Note that by the time we get to the sequel, this pub has changed hands...

TSR11327B99 - GH- Return to the Keep on the Borderlands

The unnamed inn has now become The Green Man. It looks a bit more cosmopolitan and a bit less "squaddie".  These patrons in the picture wearing armour don't look like they've worked up much of a thirst doing a hard day's graft. There's no menace or intrigue about the place. They all look to be posing over a glass of chard after working down at the estate agent.

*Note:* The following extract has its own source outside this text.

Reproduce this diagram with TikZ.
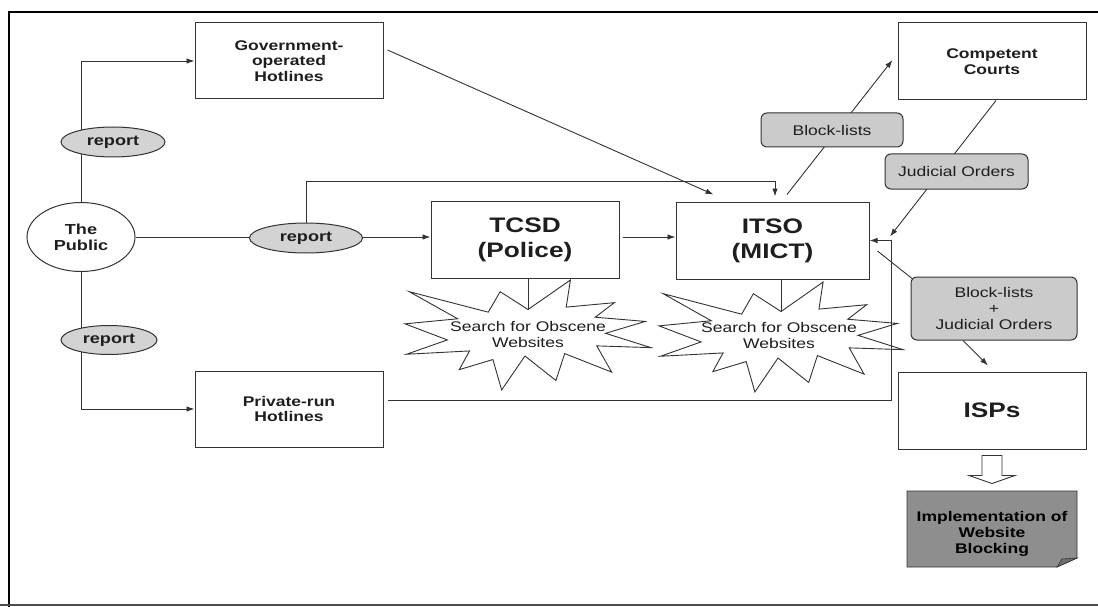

This "Return" module came out 25 years after the original, I think. So, I suppose things have moved on in D&D land, these past 2000 modules.
Looks like they've still got their womenfolk serving the tables, cooking the food and sweeping up, though.
The tariff looks to have been inflation-proof, in fact, I think prices have gone down.
Judging by the text, it seems that the Wild Borderlands is a bit tamer these days. It's more "on the caravan circuit" than at the end of the line.
Guess those adventures must've cleared up those Caves of Chaos, rooted out the corruption of the evil clerics and moved on that wild hermit bloke, hanging about the woods.


It's a lot a nicer a neighbourhood, these days. People will be moving there for the good schools next.


 And the pub next door ....

The One-eyed Cat?
That sounds like some sort of rude euphemism.
The extract from the Adventure Module sounds like the blurb from a marketing leaflet.
"Touring the Borderlands by caravan this year? Why not pop in an d see us at The One-Eyed Cat where mine-hosts Wilf and Calista will be happy to serve you"
I don't see why they need to have 2 pubs in such a small place. They're obviously doing alright if they've kept both of them open all these years. But any pubs I know of that close to Squaddie Barracks would have been burnt-out in a bar-room brawl by now.
Still, I suppose if you get barred from one of them, there's still the pub next door to go to.